§ EXERCISE PROMPT
Transcribe all of the material exactly, except for its pictures.

^^^^^^^^

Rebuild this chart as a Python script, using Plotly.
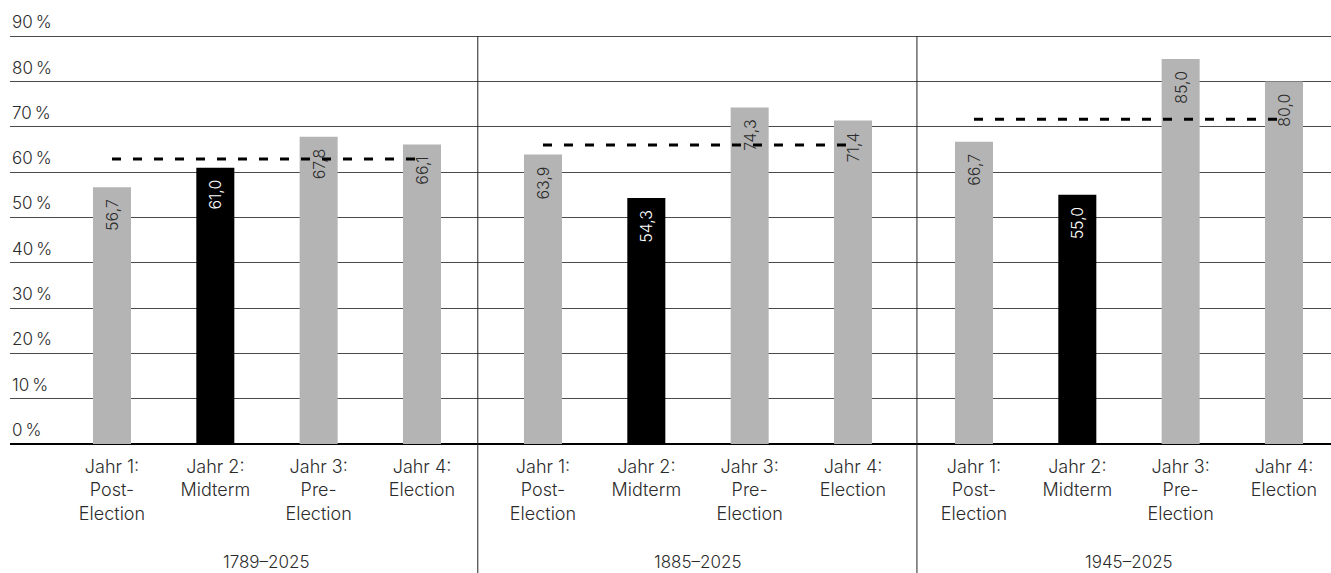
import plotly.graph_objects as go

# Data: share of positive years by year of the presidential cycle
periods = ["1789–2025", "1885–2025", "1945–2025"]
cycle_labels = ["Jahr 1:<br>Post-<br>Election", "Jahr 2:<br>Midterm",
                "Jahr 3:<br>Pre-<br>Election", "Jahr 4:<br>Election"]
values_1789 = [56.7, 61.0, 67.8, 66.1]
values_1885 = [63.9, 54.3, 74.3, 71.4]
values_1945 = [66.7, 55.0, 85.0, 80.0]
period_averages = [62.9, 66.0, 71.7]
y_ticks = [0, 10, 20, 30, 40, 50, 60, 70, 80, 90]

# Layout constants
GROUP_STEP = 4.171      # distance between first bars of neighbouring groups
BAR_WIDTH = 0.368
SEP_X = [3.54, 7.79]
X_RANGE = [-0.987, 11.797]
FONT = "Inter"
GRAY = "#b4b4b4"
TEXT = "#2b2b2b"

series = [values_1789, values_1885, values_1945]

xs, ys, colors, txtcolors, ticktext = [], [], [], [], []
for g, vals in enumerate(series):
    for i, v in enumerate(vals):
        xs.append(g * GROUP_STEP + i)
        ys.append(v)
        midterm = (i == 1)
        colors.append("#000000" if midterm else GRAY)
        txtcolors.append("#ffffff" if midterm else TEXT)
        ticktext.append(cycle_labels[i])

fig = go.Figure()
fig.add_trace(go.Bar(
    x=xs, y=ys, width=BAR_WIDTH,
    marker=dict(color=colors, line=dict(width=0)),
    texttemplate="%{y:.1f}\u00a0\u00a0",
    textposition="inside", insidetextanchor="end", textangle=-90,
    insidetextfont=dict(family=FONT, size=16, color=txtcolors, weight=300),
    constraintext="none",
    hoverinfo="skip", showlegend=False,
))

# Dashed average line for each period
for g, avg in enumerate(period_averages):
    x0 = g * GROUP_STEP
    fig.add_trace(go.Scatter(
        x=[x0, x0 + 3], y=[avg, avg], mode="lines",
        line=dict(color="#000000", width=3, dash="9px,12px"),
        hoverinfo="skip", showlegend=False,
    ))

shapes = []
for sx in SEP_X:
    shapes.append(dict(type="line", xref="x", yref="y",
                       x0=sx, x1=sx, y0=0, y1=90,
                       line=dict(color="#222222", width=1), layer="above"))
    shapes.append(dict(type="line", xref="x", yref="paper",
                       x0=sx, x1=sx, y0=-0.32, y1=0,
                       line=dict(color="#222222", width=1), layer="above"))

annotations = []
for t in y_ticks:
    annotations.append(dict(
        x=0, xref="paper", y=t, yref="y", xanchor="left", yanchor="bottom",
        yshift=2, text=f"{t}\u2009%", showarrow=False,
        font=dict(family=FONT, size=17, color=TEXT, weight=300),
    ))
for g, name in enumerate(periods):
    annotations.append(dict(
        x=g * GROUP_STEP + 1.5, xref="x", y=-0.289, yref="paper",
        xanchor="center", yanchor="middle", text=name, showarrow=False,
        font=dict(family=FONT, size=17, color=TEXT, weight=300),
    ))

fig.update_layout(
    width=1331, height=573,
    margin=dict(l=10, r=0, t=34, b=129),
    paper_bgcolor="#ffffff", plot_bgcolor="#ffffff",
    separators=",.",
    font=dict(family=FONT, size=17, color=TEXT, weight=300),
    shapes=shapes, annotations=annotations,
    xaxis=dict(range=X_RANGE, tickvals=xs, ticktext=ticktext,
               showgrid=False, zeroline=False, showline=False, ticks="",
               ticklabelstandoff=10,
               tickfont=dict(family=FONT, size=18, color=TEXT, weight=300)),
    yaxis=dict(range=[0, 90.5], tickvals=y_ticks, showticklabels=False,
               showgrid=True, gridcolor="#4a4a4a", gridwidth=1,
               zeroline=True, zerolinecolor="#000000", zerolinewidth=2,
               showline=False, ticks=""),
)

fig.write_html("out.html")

^^^^^^^^

§ OUTPUT OF THE EXERCISE
Rebuild this chart as a Python script, using Plotly.
import plotly.graph_objects as go

# Data: share of positive years by year of the presidential cycle
periods = ["1789–2025", "1885–2025", "1945–2025"]
cycle_labels = ["Jahr 1:<br>Post-<br>Election", "Jahr 2:<br>Midterm",
                "Jahr 3:<br>Pre-<br>Election", "Jahr 4:<br>Election"]
values_1789 = [56.7, 61.0, 67.8, 66.1]
values_1885 = [63.9, 54.3, 74.3, 71.4]
values_1945 = [66.7, 55.0, 85.0, 80.0]
period_averages = [62.9, 66.0, 71.7]
y_ticks = [0, 10, 20, 30, 40, 50, 60, 70, 80, 90]

# Layout constants
GROUP_STEP = 4.171      # distance between first bars of neighbouring groups
BAR_WIDTH = 0.368
SEP_X = [3.54, 7.79]
X_RANGE = [-0.987, 11.797]
FONT = "Inter"
GRAY = "#b4b4b4"
TEXT = "#2b2b2b"

series = [values_1789, values_1885, values_1945]

xs, ys, colors, txtcolors, ticktext = [], [], [], [], []
for g, vals in enumerate(series):
    for i, v in enumerate(vals):
        xs.append(g * GROUP_STEP + i)
        ys.append(v)
        midterm = (i == 1)
        colors.append("#000000" if midterm else GRAY)
        txtcolors.append("#ffffff" if midterm else TEXT)
        ticktext.append(cycle_labels[i])

fig = go.Figure()
fig.add_trace(go.Bar(
    x=xs, y=ys, width=BAR_WIDTH,
    marker=dict(color=colors, line=dict(width=0)),
    texttemplate="%{y:.1f}\u00a0\u00a0",
    textposition="inside", insidetextanchor="end", textangle=-90,
    insidetextfont=dict(family=FONT, size=16, color=txtcolors, weight=300),
    constraintext="none",
    hoverinfo="skip", showlegend=False,
))

# Dashed average line for each period
for g, avg in enumerate(period_averages):
    x0 = g * GROUP_STEP
    fig.add_trace(go.Scatter(
        x=[x0, x0 + 3], y=[avg, avg], mode="lines",
        line=dict(color="#000000", width=3, dash="9px,12px"),
        hoverinfo="skip", showlegend=False,
    ))

shapes = []
for sx in SEP_X:
    shapes.append(dict(type="line", xref="x", yref="y",
                       x0=sx, x1=sx, y0=0, y1=90,
                       line=dict(color="#222222", width=1), layer="above"))
    shapes.append(dict(type="line", xref="x", yref="paper",
                       x0=sx, x1=sx, y0=-0.32, y1=0,
                       line=dict(color="#222222", width=1), layer="above"))

annotations = []
for t in y_ticks:
    annotations.append(dict(
        x=0, xref="paper", y=t, yref="y", xanchor="left", yanchor="bottom",
        yshift=2, text=f"{t}\u2009%", showarrow=False,
        font=dict(family=FONT, size=17, color=TEXT, weight=300),
    ))
for g, name in enumerate(periods):
    annotations.append(dict(
        x=g * GROUP_STEP + 1.5, xref="x", y=-0.289, yref="paper",
        xanchor="center", yanchor="middle", text=name, showarrow=False,
        font=dict(family=FONT, size=17, color=TEXT, weight=300),
    ))

fig.update_layout(
    width=1331, height=573,
    margin=dict(l=10, r=0, t=34, b=129),
    paper_bgcolor="#ffffff", plot_bgcolor="#ffffff",
    separators=",.",
    font=dict(family=FONT, size=17, color=TEXT, weight=300),
    shapes=shapes, annotations=annotations,
    xaxis=dict(range=X_RANGE, tickvals=xs, ticktext=ticktext,
               showgrid=False, zeroline=False, showline=False, ticks="",
               ticklabelstandoff=10,
               tickfont=dict(family=FONT, size=18, color=TEXT, weight=300)),
    yaxis=dict(range=[0, 90.5], tickvals=y_ticks, showticklabels=False,
               showgrid=True, gridcolor="#4a4a4a", gridwidth=1,
               zeroline=True, zerolinecolor="#000000", zerolinewidth=2,
               showline=False, ticks=""),
)

fig.write_html("out.html")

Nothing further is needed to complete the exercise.